# Aim of the exercise:
Every line below is to be copied exactly, with the pictures left out.

* Start Excerpted data *

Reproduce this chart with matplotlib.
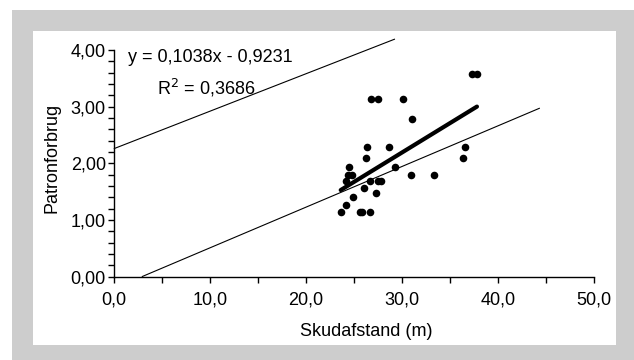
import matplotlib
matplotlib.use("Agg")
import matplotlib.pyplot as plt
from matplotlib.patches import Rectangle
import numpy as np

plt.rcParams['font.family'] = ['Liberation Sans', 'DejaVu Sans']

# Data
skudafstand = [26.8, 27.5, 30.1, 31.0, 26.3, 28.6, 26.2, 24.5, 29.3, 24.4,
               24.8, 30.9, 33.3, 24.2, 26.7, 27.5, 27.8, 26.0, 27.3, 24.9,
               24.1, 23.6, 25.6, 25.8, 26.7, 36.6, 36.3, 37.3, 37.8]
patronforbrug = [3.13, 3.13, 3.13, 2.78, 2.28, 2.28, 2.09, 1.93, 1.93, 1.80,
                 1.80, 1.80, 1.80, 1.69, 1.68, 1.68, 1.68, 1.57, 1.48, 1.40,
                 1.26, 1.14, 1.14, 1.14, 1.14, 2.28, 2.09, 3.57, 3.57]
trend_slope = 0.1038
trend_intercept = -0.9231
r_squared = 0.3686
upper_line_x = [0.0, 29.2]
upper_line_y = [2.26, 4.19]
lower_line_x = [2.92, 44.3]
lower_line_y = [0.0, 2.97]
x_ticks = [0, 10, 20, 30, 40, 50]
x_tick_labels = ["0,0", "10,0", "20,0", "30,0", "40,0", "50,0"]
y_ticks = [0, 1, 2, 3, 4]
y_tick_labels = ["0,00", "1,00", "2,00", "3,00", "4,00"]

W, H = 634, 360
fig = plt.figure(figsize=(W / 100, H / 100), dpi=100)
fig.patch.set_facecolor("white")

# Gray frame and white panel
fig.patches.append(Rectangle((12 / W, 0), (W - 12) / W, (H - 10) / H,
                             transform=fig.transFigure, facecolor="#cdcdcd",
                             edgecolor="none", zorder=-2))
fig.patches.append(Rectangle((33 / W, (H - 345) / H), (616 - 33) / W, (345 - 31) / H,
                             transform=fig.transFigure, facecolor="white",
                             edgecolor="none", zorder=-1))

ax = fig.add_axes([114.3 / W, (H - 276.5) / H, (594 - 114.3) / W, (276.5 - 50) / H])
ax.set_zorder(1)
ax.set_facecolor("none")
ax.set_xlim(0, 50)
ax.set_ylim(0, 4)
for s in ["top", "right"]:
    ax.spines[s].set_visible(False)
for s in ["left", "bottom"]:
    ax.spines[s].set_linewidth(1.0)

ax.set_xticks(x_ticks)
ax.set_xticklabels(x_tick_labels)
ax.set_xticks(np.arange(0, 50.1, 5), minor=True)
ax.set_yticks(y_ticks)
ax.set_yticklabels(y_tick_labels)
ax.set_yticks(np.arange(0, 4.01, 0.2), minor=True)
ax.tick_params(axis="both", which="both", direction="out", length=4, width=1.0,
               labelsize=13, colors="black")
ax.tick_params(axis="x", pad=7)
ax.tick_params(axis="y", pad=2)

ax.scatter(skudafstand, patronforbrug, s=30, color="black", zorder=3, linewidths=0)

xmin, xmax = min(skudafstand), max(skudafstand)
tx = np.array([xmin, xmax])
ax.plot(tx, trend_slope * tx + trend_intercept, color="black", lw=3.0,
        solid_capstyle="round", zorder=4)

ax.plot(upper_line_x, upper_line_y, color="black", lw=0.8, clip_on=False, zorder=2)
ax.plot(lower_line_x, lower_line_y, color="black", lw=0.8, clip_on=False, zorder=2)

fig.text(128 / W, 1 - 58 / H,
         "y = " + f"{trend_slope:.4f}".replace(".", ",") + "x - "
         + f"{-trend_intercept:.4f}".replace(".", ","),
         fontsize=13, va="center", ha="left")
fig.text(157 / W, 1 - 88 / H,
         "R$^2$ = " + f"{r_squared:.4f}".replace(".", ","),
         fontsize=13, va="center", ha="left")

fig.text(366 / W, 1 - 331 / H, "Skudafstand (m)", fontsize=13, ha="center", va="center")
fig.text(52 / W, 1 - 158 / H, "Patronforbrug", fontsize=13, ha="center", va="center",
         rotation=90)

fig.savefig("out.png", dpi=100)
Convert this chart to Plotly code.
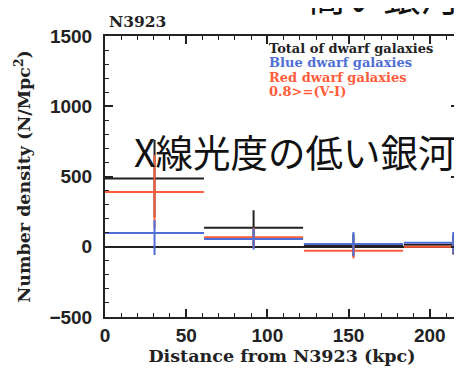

* End Excerpted data *

# Output of the exercise:
Reproduce this chart with matplotlib.
import matplotlib
matplotlib.use("Agg")
import matplotlib.pyplot as plt
from matplotlib.patches import Rectangle
import numpy as np

plt.rcParams['font.family'] = ['Liberation Sans', 'DejaVu Sans']

# Data
skudafstand = [26.8, 27.5, 30.1, 31.0, 26.3, 28.6, 26.2, 24.5, 29.3, 24.4,
               24.8, 30.9, 33.3, 24.2, 26.7, 27.5, 27.8, 26.0, 27.3, 24.9,
               24.1, 23.6, 25.6, 25.8, 26.7, 36.6, 36.3, 37.3, 37.8]
patronforbrug = [3.13, 3.13, 3.13, 2.78, 2.28, 2.28, 2.09, 1.93, 1.93, 1.80,
                 1.80, 1.80, 1.80, 1.69, 1.68, 1.68, 1.68, 1.57, 1.48, 1.40,
                 1.26, 1.14, 1.14, 1.14, 1.14, 2.28, 2.09, 3.57, 3.57]
trend_slope = 0.1038
trend_intercept = -0.9231
r_squared = 0.3686
upper_line_x = [0.0, 29.2]
upper_line_y = [2.26, 4.19]
lower_line_x = [2.92, 44.3]
lower_line_y = [0.0, 2.97]
x_ticks = [0, 10, 20, 30, 40, 50]
x_tick_labels = ["0,0", "10,0", "20,0", "30,0", "40,0", "50,0"]
y_ticks = [0, 1, 2, 3, 4]
y_tick_labels = ["0,00", "1,00", "2,00", "3,00", "4,00"]

W, H = 634, 360
fig = plt.figure(figsize=(W / 100, H / 100), dpi=100)
fig.patch.set_facecolor("white")

# Gray frame and white panel
fig.patches.append(Rectangle((12 / W, 0), (W - 12) / W, (H - 10) / H,
                             transform=fig.transFigure, facecolor="#cdcdcd",
                             edgecolor="none", zorder=-2))
fig.patches.append(Rectangle((33 / W, (H - 345) / H), (616 - 33) / W, (345 - 31) / H,
                             transform=fig.transFigure, facecolor="white",
                             edgecolor="none", zorder=-1))

ax = fig.add_axes([114.3 / W, (H - 276.5) / H, (594 - 114.3) / W, (276.5 - 50) / H])
ax.set_zorder(1)
ax.set_facecolor("none")
ax.set_xlim(0, 50)
ax.set_ylim(0, 4)
for s in ["top", "right"]:
    ax.spines[s].set_visible(False)
for s in ["left", "bottom"]:
    ax.spines[s].set_linewidth(1.0)

ax.set_xticks(x_ticks)
ax.set_xticklabels(x_tick_labels)
ax.set_xticks(np.arange(0, 50.1, 5), minor=True)
ax.set_yticks(y_ticks)
ax.set_yticklabels(y_tick_labels)
ax.set_yticks(np.arange(0, 4.01, 0.2), minor=True)
ax.tick_params(axis="both", which="both", direction="out", length=4, width=1.0,
               labelsize=13, colors="black")
ax.tick_params(axis="x", pad=7)
ax.tick_params(axis="y", pad=2)

ax.scatter(skudafstand, patronforbrug, s=30, color="black", zorder=3, linewidths=0)

xmin, xmax = min(skudafstand), max(skudafstand)
tx = np.array([xmin, xmax])
ax.plot(tx, trend_slope * tx + trend_intercept, color="black", lw=3.0,
        solid_capstyle="round", zorder=4)

ax.plot(upper_line_x, upper_line_y, color="black", lw=0.8, clip_on=False, zorder=2)
ax.plot(lower_line_x, lower_line_y, color="black", lw=0.8, clip_on=False, zorder=2)

fig.text(128 / W, 1 - 58 / H,
         "y = " + f"{trend_slope:.4f}".replace(".", ",") + "x - "
         + f"{-trend_intercept:.4f}".replace(".", ","),
         fontsize=13, va="center", ha="left")
fig.text(157 / W, 1 - 88 / H,
         "R$^2$ = " + f"{r_squared:.4f}".replace(".", ","),
         fontsize=13, va="center", ha="left")

fig.text(366 / W, 1 - 331 / H, "Skudafstand (m)", fontsize=13, ha="center", va="center")
fig.text(52 / W, 1 - 158 / H, "Patronforbrug", fontsize=13, ha="center", va="center",
         rotation=90)

fig.savefig("out.png", dpi=100)
Convert this chart to Plotly code.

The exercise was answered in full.